This shift is not about lowering expectations or sacrificing results. It is about understanding that people do their best work when they feel valued, supported, and emotionally safe and healthy.

Managing people only focuses on deliverables: timelines, quotas, scorecards, and annual performance. 

Leading humans goes beyond: True leadership invests in the human core: mutual trust, shared meaning, genuine bonds, mental well-being, and personal evolution.

Managing asks, “Is the work getting done?”
Leading asks, “Are the employees emotionally resourced, not just equipped, to show up fully and consistently, day after day?

Both matter, but when leadership ignores the human side of employees, performance and engagement inevitably erode.
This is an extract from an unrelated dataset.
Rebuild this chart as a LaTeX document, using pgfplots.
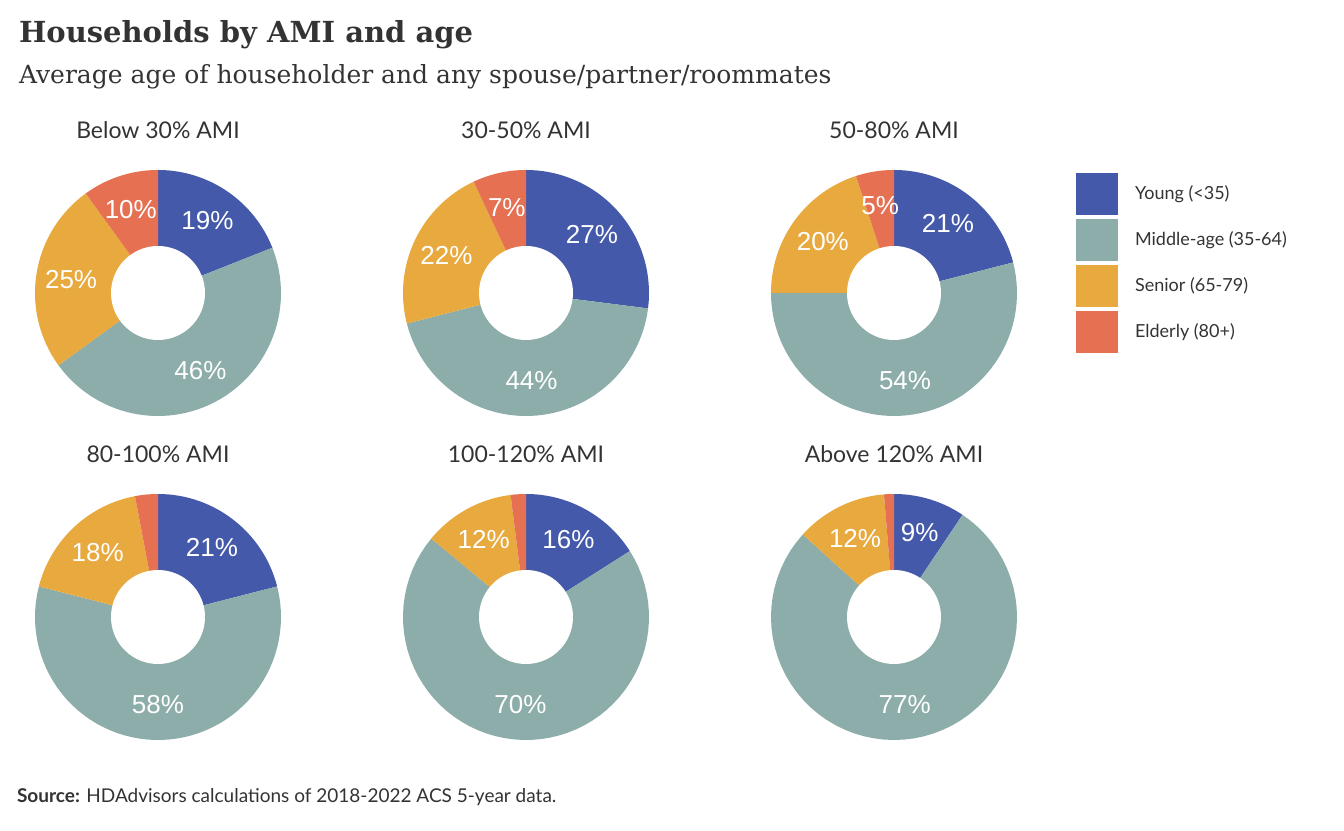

Burnout, disengagement, and quiet quitting are not signs of laziness. They are signals that outdated leadership models are failing.

For years, work culture taught people to lower expectations in exchange for job security. That model no longer fits today’s workforce. New generations are not afraid to move on when values and expectations are misaligned.

Loyalty is no longer built on tenure alone. It is built on trust, purpose, and fair reward.

Mental health has become non-negotiable in real leadership.

It directly influences how people think and how reliably they perform.

Ignoring the well-being of your employees contributes to higher burnout, chronic stress, and damaging emotional disconnection. Studies show poor mental health drives massive productivity losses, with depression alone linked to a 35% drop in output and global costs from depression and anxiety reaching $1 trillion annually in lost productivity (WHO data).

Happiness at work is not about forced positivity or constant smiles. It is about feeling supported, respected, and emotionally safe. 

When leaders treat mental health as essential, people gain the clarity to focus and bring creativity and energy to their work.

Leading humans means recognizing that emotional health is not separate from performance: it is the foundation of it.

Neuroscience and positive psychology show that psychological safety, belonging, and purpose drive motivation and engagement. When people feel safe to speak up and be themselves, their brains function more effectively.

Chronic stress shuts down creativity and learning. Trust and appreciation open them up.

Leading humans requires empathy, awareness, and responsibility. It does not mean avoiding accountability or difficult conversations.

Human-centered leadership looks like:

  • Listening with intention
  • Valuing effort, not just outcomes
  • Understanding that personal challenges affect performance
  • Offering feedback that supports growth
  • Creating clarity instead of fear

Strong leadership blends compassion with high standards.

Traditional leadership relies on control and constant oversight. Human-centered leadership relies on trust.

Trust says, “I believe in your ability to do this well.”
Control says, “I need to monitor you to ensure performance.”

People rise when they are trusted. They disengage when they feel micromanaged. Leading humans means empowering people to take ownership of their work.

Traditional reward systems focused primarily on base salary and job security. That approach no longer reflects how people work today.

Modern employees expect transparency and fairness. They want recognition that matches their contribution. When effort increases, reward should reflect that effort.

Work culture has shifted. Commitment is no longer driven by staying in one place at all costs. It is driven by a sense of being valued and treated fairly.

Leading humans means understanding that reward does not mean only money; money must be part of the equation when value is created.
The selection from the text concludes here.